Delivering Unwelcome News

If you have ever been through traditional sales training, you no doubt remember the attention given to closing skills. These techniques frequently featured directive (dare I say manipulative) questions sales types unveiled when they felt it was time to shut down an interaction, create a sense of urgency and (one way or another) “move on.”

Research on the deployment of these techniques has consistently revealed the following:

  1. If you are selling a relatively unsophisticated product or service to a customer you may never see or speak to, again, your highest probability of success is to close early and often, and effectively force your will during the transaction.
  2. Conversely, if you are selling a sophisticated product or service to a customer you will actively engage with on a recurring basis, establishing and enhancing your reputation as a true partner is paramount (i.e., less closing more preparation, empathy and demonstrated support).

With that as a backdrop, when we find ourselves in positions to influence others (sales, management, parenting, etc.), it is important to consider the path we choose to follow prior to engaging. Will the influence opportunity be a transactional imperative where we are obligated to communicate a message and “close a deal,” so we do? Or will we approach it, regardless of the competing responses that hover for our attention, as a data point in a chain of evidence that will eventually define our leadership legacy?

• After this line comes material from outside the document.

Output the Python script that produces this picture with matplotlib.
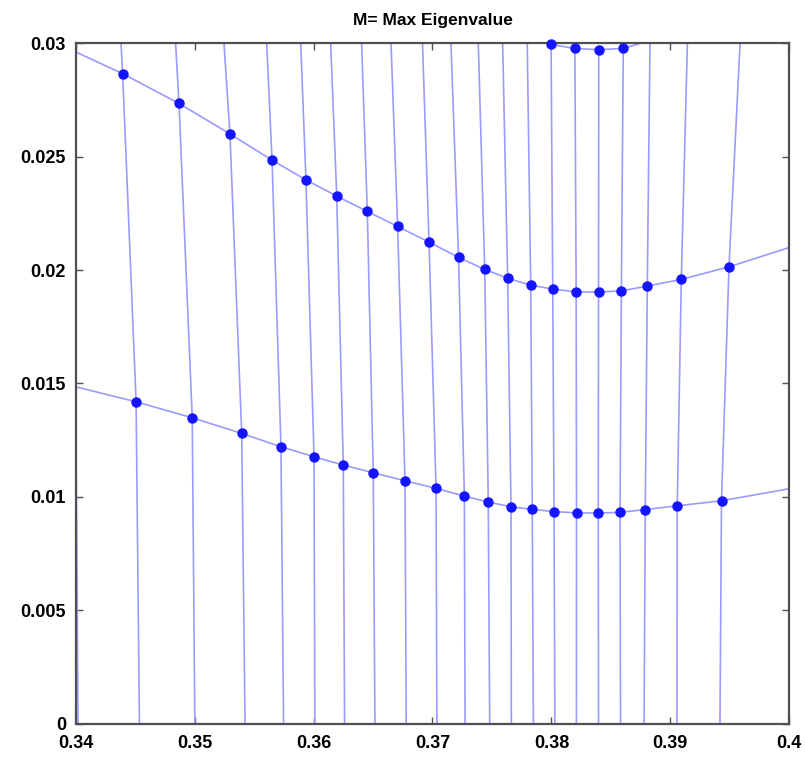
import numpy as np
import matplotlib
matplotlib.use("Agg")
import matplotlib.pyplot as plt

# ---- mesh data (columns 0..21) ----
# bottom row (y = 0)
bottom_x = [0.34020, 0.34536, 0.35002, 0.35424, 0.35748, 0.36011, 0.36261, 0.36516,
            0.36779, 0.37037, 0.37274, 0.37481, 0.37663, 0.37848, 0.38029, 0.38210,
            0.38396, 0.38581, 0.38779, 0.39055, 0.39417, 0.40030]
bottom_y = [0.0] * 22

# lower curve
low_x = [0.339995, 0.34508, 0.34980, 0.35396, 0.35726, 0.36004, 0.36250, 0.36502,
         0.36769, 0.37030, 0.37268, 0.37469, 0.37660, 0.37839, 0.38022, 0.38211,
         0.38394, 0.38577, 0.38789, 0.39058, 0.39430, 0.40080]
low_y = [0.01485, 0.014189, 0.013483, 0.012795, 0.012205, 0.011764, 0.011398, 0.011058,
         0.010705, 0.010370, 0.010031, 0.009766, 0.009559, 0.009444, 0.009347, 0.009290,
         0.009281, 0.009312, 0.009436, 0.009599, 0.009824, 0.010430]

# upper curve
up_x = [0.33920, 0.34395, 0.34869, 0.35297, 0.35651, 0.35936, 0.36195, 0.36452,
        0.36707, 0.36971, 0.37219, 0.37439, 0.37632, 0.37826, 0.38011, 0.38208,
        0.38396, 0.38588, 0.38806, 0.39092, 0.39493, 0.40200]
up_y = [0.029816, 0.028660, 0.027346, 0.026005, 0.024846, 0.023977, 0.023258, 0.022584,
        0.021922, 0.021230, 0.020560, 0.020026, 0.019634, 0.019334, 0.019158, 0.019039,
        0.019026, 0.019083, 0.019290, 0.019586, 0.020141, 0.021330]

# top curve (mostly above the visible range)
top_x = [0.33800, 0.34229, 0.34702, 0.35115, 0.35530, 0.35838, 0.36096, 0.36370,
         0.36622, 0.36896, 0.37141, 0.37378, 0.37587, 0.37796, 0.37997, 0.38197,
         0.38398, 0.38604, 0.38829, 0.39146, 0.39600, 0.40350]
top_y = [0.04629, 0.04458, 0.04260, 0.04054, 0.03875, 0.03741, 0.03630, 0.03526,
         0.03426, 0.03318, 0.03214, 0.03131, 0.03072, 0.03021, 0.029947, 0.029771,
         0.029718, 0.029771, 0.03013, 0.03057, 0.03149, 0.03300]

x_ticks = [0.34, 0.35, 0.36, 0.37, 0.38, 0.39, 0.40]
x_tick_labels = ["0.34", "0.35", "0.36", "0.37", "0.38", "0.39", "0.4"]
y_ticks = [0, 0.005, 0.01, 0.015, 0.02, 0.025, 0.03]
y_tick_labels = ["0", "0.005", "0.01", "0.015", "0.02", "0.025", "0.03"]
title = "M= Max Eigenvalue"

XLIM = (0.34, 0.40)
YLIM = (0.0, 0.03)

plt.rcParams['font.family'] = ['Liberation Sans', 'DejaVu Sans']

fig = plt.figure(figsize=(8.05, 7.58), dpi=100)
ax = fig.add_axes([0.094, 0.0455, 0.8865, 0.8974])

line_col = '#9a9aff'
dot_col = '#1414ff'
lw = 1.2

X = np.array([bottom_x, low_x, up_x, top_x])
Y = np.array([bottom_y, low_y, up_y, top_y])

# vertical mesh lines (columns)
for j in range(X.shape[1]):
    ax.plot(X[:, j], Y[:, j], color=line_col, lw=lw, zorder=2)

# curves (rows) with markers
for i in (1, 2, 3):
    ax.plot(X[i], Y[i], color=line_col, lw=lw, zorder=2)
    m = (X[i] >= XLIM[0]) & (X[i] <= XLIM[1]) & (Y[i] >= YLIM[0]) & (Y[i] <= YLIM[1])
    ax.plot(X[i][m], Y[i][m], 'o', color=dot_col, ms=6.5, mec=dot_col,
            zorder=4, clip_on=False)

ax.set_xlim(*XLIM)
ax.set_ylim(*YLIM)
ax.set_xticks(x_ticks)
ax.set_xticklabels(x_tick_labels)
ax.set_yticks(y_ticks)
ax.set_yticklabels(y_tick_labels)

for s in ax.spines.values():
    s.set_color('#505050')
    s.set_linewidth(1.6)
    s.set_zorder(3)

ax.tick_params(direction='in', length=5, width=1, color='#505050',
               top=True, right=True, labelsize=13)
ax.tick_params(axis='x', pad=8)
ax.tick_params(axis='y', pad=7)
for lab in ax.get_xticklabels() + ax.get_yticklabels():
    lab.set_fontweight('bold')

ax.set_title(title, fontsize=12.5, fontweight='bold', pad=13)

fig.savefig("out.png", dpi=100)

Consider a challenging hypothetical as a test case. A scenario most in people management would just as soon avoid (if only they could): terminating someone’s employment. Admittedly, the circumstances surrounding this task can contribute greatly to the specific tactics employed, but details aside, I would suggest there are paths to pursuing this exchange that bear a striking resemblance to a transactional sales type—or an alternative (much higher degree of difficulty) route that will be a clear indicator when all is said and done—of your leadership legacy.

Transactional

  • Disengage: Emotionally extricate yourself from the conversation you are about to have
  • Rip the band-aid off: Say what needs to be said in as little time as possible
  • Move on: Refocus your energy and attention immediately

Reputation Building

  • Prepare: As “difficult conversations” go, few are more challenging than placing a detour in the career path of an associate (especially if the associate in question has met or exceeded performance expectations and is being “let go” for reasons far beyond their control). Give the individual the respect they have earned by being as prepared as you can possibly be
  • Open with empathy: The eventual road to rejuvenated energy initiates with empathy (whether that gesture is appreciated in the moment or not). Think Brené Brown here (“getting through eight seconds of discomfort”). Plan and practice an opening that positions what needs to be done without passing judgment or impugning personal dignity. Make no mistake about it—this is extremely difficult. The trap many fall into is to “overdo the empathy” which makes delivery of the message that much more difficult. One sentence—perhaps two—delivered transparently and from the heart to set an appropriate tone for transition
  • Have a list: Atul Gawande wrote a best-selling book entitled “The Checklist Manifesto.” In it, he provides reason after reason why it makes sense to “make a list” when you are doing things of import. In that regard, when you are tasked with the responsibility of ending a colleague’s employment, do two things:
    • Make a list
    • Openly refer to it during the discussion
    • If nothing else, taking the time to thoughtfully prepare and sequence a list of items that need to be communicated will demonstrate you have taken this responsibility seriously while also providing you with the structure necessary to effectively navigate the discussion

Good sales people consistently have the best interests of their customers in mind. It’s what distinguishes them (by reputation) from their competitors. Along similar lines, good managers are distinguished by their comparative leadership legacies, and those legacies (in large part) are a function of how they deliver unwelcome news.